My father’s engineering influence and my perspective drawing from college served me well. I did some trompe l’oeils in my home, but despite this I never really expressed myself further as an artist.
Decades passed. In my mid-fifties, I suddenly felt an urge to start painting.
At that point I had wished for years that I could paint subjects from photos I composed with my camera lens. I wondered if my mother’s legacy would be her paintings on the walls, or if it was time for me to pick up the torch. In 2016, I finally grabbed my first paintbrush since grammar school.
I am largely self-taught. Though I have attended a half-day gouache workshop and a three-day watercolor workshop, most of my art education has been through the process of simply painting. I spent a great deal of time learning to look at art and at my surroundings in a very different way.

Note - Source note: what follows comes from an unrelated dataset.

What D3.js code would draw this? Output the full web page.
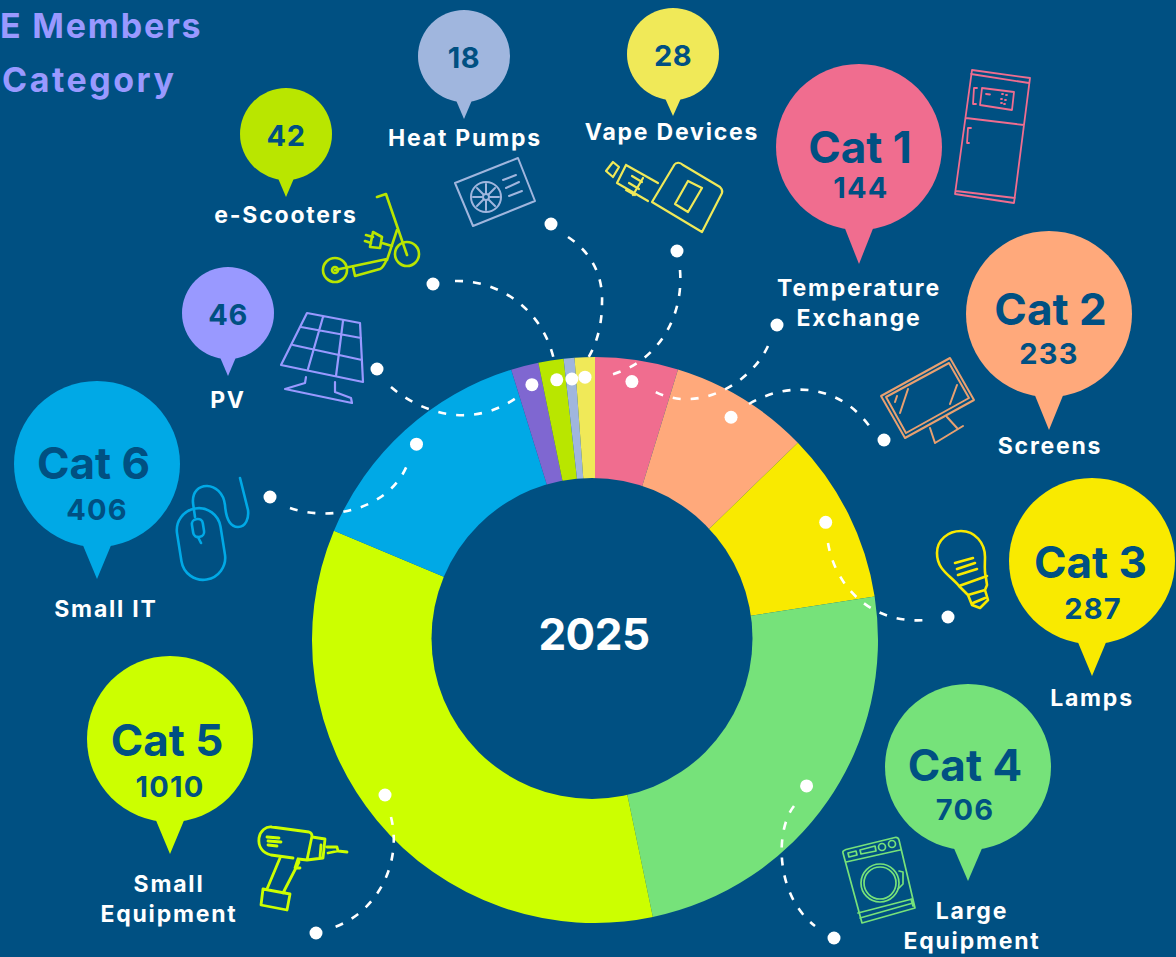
<!DOCTYPE html>
<html><head><meta charset="utf-8">
<script src="https://cdn.jsdelivr.net/npm/d3@7/dist/d3.min.js"></script>
<style>
html,body{margin:0;padding:0;background:#005082;overflow:hidden}
svg{display:block}
text{font-family:Inter,"Noto Sans",sans-serif;font-weight:700}
</style></head><body>
<svg id="c" width="1176" height="957"></svg>
<script>
// data
const categories=["Cat 1","Cat 2","Cat 3","Cat 4","Cat 5","Cat 6","PV","e-Scooters","Heat Pumps","Vape Devices"];
const values=[144,233,287,706,1010,406,46,42,18,28];
const labels=[["Temperature","Exchange"],["Screens"],["Lamps"],["Large","Equipment"],["Small","Equipment"],["Small IT"],["PV"],["e-Scooters"],["Heat Pumps"],["Vape Devices"]];
const year="2025";
const titleLines=["E Members","Category"];
// styles
const sliceColors=["#f06d8f","#ffa97b","#f9ea00","#76e27a","#ccff00","#00a9e6","#7f67d1","#b9e600","#a0b6de","#f0e958"];
const pinColors=["#f06d8f","#ffa97b","#f9ea00","#76e27a","#ccff00","#00a9e6","#9999ff","#b9e600","#a0b6de","#f0e958"];
const bg="#005082";
// layout of the annotations
const pinCx=[859,1049,1092,968,170,97,228,286,464,673];
const pinCy=[147,314,561,767,739,464,313,134,56,54];
const pinTip=[264,430,676,881,854,579,376,197,119,116];
const catTextX=[860,1050.5,1090.5,965,167,93.5];
const catTextY=[163,325,578,781,756,479];
const numTextX=[861,1049,1093,965,170,97];
const numTextY=[198,364,619,820,797,520];
const labelCx=[859,1050,1092,972,169,106,228,286,465,672];
const labelY=[296,454,706,919,892,617,408,223,146,140];
const dotAngleOffset=[-0.4,0,-0.5,-0.1,3.1,-0.1,0.5,0.6,0.2,-0.1];
const dotRadius=[261,261,259,257,261,265,263,263,262,263];
const outerDots=[[777,325],[884,440],[948,617],[834,938],[316,933],[270,497],[377,369],[433,284],[551,224],[677,251]];
const connectors=[
"M768,346C750,385 695,415 652,390",
"M749,404C790,380 840,385 870,427",
"M828,543C835,585 870,625 927,620",
"M794,806C775,830 775,895 815,926",
"M391,817C402,860 380,910 335,927",
"M290,508C330,522 390,510 408,463",
"M391,387C420,412 470,430 516,398",
"M455,281C500,280 543,310 554,360",
"M568,237C595,255 603,280 602,303C602,325 597,345 585,363",
"M680,270C684,320 655,365 606,376"];
const iconColors=["#f06d8f","#e9a070","#f9ea00","#76e27a","#ccff00","#00a9e6","#9999ff","#b9e600","#a0b6de","#f0e958"];
const iconWidths=[1.8,2,2.6,1.7,2.8,2.6,2.2,2.6,2,2.2];
const icons=[
"M972,70L1030,78L1014,203L955,194ZM971,74L1029,83M966,118L1024,125M956,191L1015,198M982,88L1014,92L1012,110L980,105ZM977,88L974,88L973,104L976,104M971,128L968,128L967,143L969,143M986,94L990,94.5M1002,94L1003,94M1006,95L1007,95M1001,99L1002,99M1005,100L1006,100M1001,103L1002,103M1004,104L1005,104",
"M950,358L974,400L905,438L881,396ZM949,363L969,398L906,433L886,397ZM908,389L900,413M897,396L895,402M957,385L950,404M930,428L935,443M947,417L957,428M935,443L963,426",
"M959,586C950,575 937,570 937,553C937,540 948,531 961,531C975,531 985,543 985,557C985,564 984,571 986,578L987,585L985,590M959,586L987,576M959,586L968,595L985,590M968,595L972,605L980,608L988,600L985,590M973,603L985,598M955,563L973,558M957,569L975,563M958,575L977,569",
"M843,853Q842,851 846,849.5L895,837.5Q898,837 899,840L915,908L862,923ZM846,862L900,850M860,918L913,903M858,913L912,899M911,899L913,906M848,853L856,851L857,855L849,857ZM860,850L875,846L876,851L861,854ZM899,871L903,872L903,884L898,889",
"M293,858L271,855C262,853 258,846 259,838C260,831 266,826 272,827L309,832Q312,833 312,836L307,860L298,859M312,837L325,839L323,858L307,860M321,845L320,857M327,847L337,847L338,851L328,853M338,851L347,852M280,858L267,889M299,862L283,893M298,859L295,868L300,868M263,889L290,894L287,910L261,905ZM267,837L279,838M268,841L281,842M268,845L277,846",
"M195,517L193,503C191,480 222,480 225,505C226,518 229,527 238,527C246,527 249,518 248,510L240,478M198,537L201,543",
"M307,313L360,323L363,382L281,365ZM301,327L361,338M293,345L362,360M323,317L308,369M343,321L336,376M306,377L305,383L285,389L352,403L351,398L335,392L335,382",
"M377,197L386,194L407,255M397,230L387,260M335,270L387,259Q383,268 380,269L355,276L353,267M382,243L392,246M373,232L382,237L380,248L370,247ZM373,237L366,235M371,243L365,241",
"M455,183L518,158L535,201L473,226ZM503,180L516,175M506,188L519,182M509,196L522,191M486,184L486,193M486,201L486,210M473,197L482,197M490,197L499,197M477,188L483,194M489,200L495,206M477,206L483,200M489,194L495,188",
"M613,162L619,167L613,177L606,171ZM626,165L658,183M617,183L648,201M626,165L617,183M643,178L633,195M632,176L642,182M629,183L639,189M626,190L635,195M677,163Q680,162 683,165L720,187Q723,190 722,193L702,232L652,202L673,167Q675,163 677,163ZM688,181L702,188L688,212L675,204Z"];
const iconRects=[[5,44,72,22,-9,201,544],[5,11,18,5,-9,198,528]];
const iconCircles=[[3,880,883,19],[3,880,883,16],[3,882,847,3.5],[3,892,844,3.5],[7,407,254,12],[7,335,270,12],[7,335,270,3],[8,486,197,15],[8,486,197,3]];

const cx=595,cy=640,rOuter=283,rCore=120;
const holeCx=592,holeCy=638.4,holeR=160.5;
const rot=-0.7*Math.PI/180;
const svg=d3.select("#c");
svg.append("rect").attr("width",1176).attr("height",957).attr("fill",bg);
const pie=d3.pie().sort(null).value(d=>d).startAngle(rot).endAngle(2*Math.PI+rot)(values);
// the seam between first and last slice sits exactly at 12 o'clock in the picture
pie[0].startAngle=0; pie[pie.length-1].endAngle=2*Math.PI;
const arc=d3.arc().innerRadius(rCore).outerRadius(rOuter);
const g=svg.append("g").attr("transform",`translate(${cx},${cy})`);
g.selectAll("path").data(pie).join("path").attr("d",arc).attr("fill",(d,i)=>sliceColors[i]);
svg.append("circle").attr("cx",holeCx).attr("cy",holeCy).attr("r",holeR).attr("fill",bg);

// icons
const ic=svg.append("g").attr("fill","none").attr("stroke-linecap","round").attr("stroke-linejoin","round");
ic.selectAll("path").data(icons).join("path").attr("d",d=>d).attr("stroke",(d,i)=>iconColors[i]).attr("stroke-width",(d,i)=>iconWidths[i]);
iconRects.forEach(r=>ic.append("rect").attr("x",r[5]-r[1]/2).attr("y",r[6]-r[2]/2).attr("width",r[1]).attr("height",r[2]).attr("rx",r[3])
 .attr("transform",`rotate(${r[4]} ${r[5]} ${r[6]})`).attr("stroke",iconColors[r[0]]).attr("stroke-width",iconWidths[r[0]]));
iconCircles.forEach(c=>{const i=c[0]; ic.append("circle").attr("cx",c[1]).attr("cy",c[2]).attr("r",c[3]).attr("stroke",iconColors[i]).attr("stroke-width",iconWidths[i]);});

// connectors and dots
svg.append("g").attr("fill","none").attr("stroke","#fff").attr("stroke-width",2.6).attr("stroke-dasharray","8 10")
 .selectAll("path").data(connectors).join("path").attr("d",d=>d);
svg.append("g").attr("fill","#fff").selectAll("circle").data(outerDots).join("circle")
 .attr("cx",d=>d[0]).attr("cy",d=>d[1]).attr("r",6.5);
g.append("g").attr("fill","#fff").selectAll("circle").data(pie).join("circle")
 .attr("transform",(d,i)=>{
   const a=(d.startAngle+d.endAngle)/2+dotAngleOffset[i]*Math.PI/180;
   return `translate(${dotRadius[i]*Math.sin(a)},${-dotRadius[i]*Math.cos(a)})`;})
 .attr("r",6.5);

// pins
const isLarge=i=>i<6;
const pins=svg.append("g").selectAll("g").data(categories).join("g");
pins.append("circle").attr("cx",(d,i)=>pinCx[i]).attr("cy",(d,i)=>pinCy[i]).attr("r",(d,i)=>isLarge(i)?83:46).attr("fill",(d,i)=>pinColors[i]);
pins.append("path").attr("fill",(d,i)=>pinColors[i]).attr("d",(d,i)=>{
  const r=isLarge(i)?83:46,hw=isLarge(i)?15:8.5,y=pinCy[i]+r-(isLarge(i)?4:3);
  return d3.line()([[pinCx[i]-hw,y],[pinCx[i]+hw,y],[pinCx[i],pinTip[i]]])+"Z";});
categories.forEach((c,i)=>{
  if(isLarge(i)){
    svg.append("text").text(c).attr("text-anchor","middle").attr("fill",bg)
      .attr("x",catTextX[i]).attr("y",catTextY[i]).attr("font-size",44);
    svg.append("text").text(values[i]).attr("text-anchor","middle").attr("fill",bg)
      .attr("x",numTextX[i]).attr("y",numTextY[i]).attr("font-size",29).attr("letter-spacing",1.2);
  } else {
    svg.append("text").text(values[i]).attr("text-anchor","middle").attr("fill",bg)
      .attr("x",pinCx[i]).attr("y",pinCy[i]+12).attr("font-size",29).attr("letter-spacing",0.5);
  }
});

// category labels
labels.forEach((ls,i)=>ls.forEach((t,k)=>svg.append("text").text(t).attr("text-anchor","middle").attr("fill","#fff")
 .attr("x",labelCx[i]).attr("y",labelY[i]+k*30).attr("font-size",23).attr("letter-spacing",1.8)));

// centre and title
svg.append("text").text(year).attr("x",594).attr("y",650).attr("text-anchor","middle").attr("fill","#fff").attr("font-size",44).attr("letter-spacing",-0.5);
svg.append("text").text(titleLines[0]).attr("x",0).attr("y",38).attr("fill","#9999ff").attr("font-size",34).attr("letter-spacing",1.8);
svg.append("text").text(titleLines[1]).attr("x",2).attr("y",92).attr("fill","#9999ff").attr("font-size",34).attr("letter-spacing",2.5);
</script>
</body></html>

I have adopted a realistic style. Many people mistake my art for photography. I’ve never tried to make a painting look like a photograph, but time and again, when I feel I have finished, the work looks quite realistic. For subject matter, I’m drawn to the seaside of my youth, and also to urban landscapes, bridges and the local, aging trolley cars that rumble behind my house just south of Boston, Massachusetts.
I work in acrylic, gouache and watercolor. I’ll be drawn to a set of colors or an interesting shape or to a scene I’d like to capture, but one that’s a bit off the bell curve for other artists.
I entered my first competition in 2018 and won a blue ribbon for excellence at the 3rd Annual Gallery 334 Exhibition. I held my first show at the Newton Free Library in July, 2018 and in October, 2019 showed all new work at the Milton, Massachusetts Public Library.
I applied for and was granted full artist membership to the Copley Society of Art in early 2019. One of the works I have shown there, “Things Will Never be the Same,” earned an Award of Merit. I have been juried into the North Shore Arts Association in Gloucester, Massachusetts as of the 2020 calendar year. I’m also a member of the Switch Co-op Gallery in Hyde Park, Massachusetts.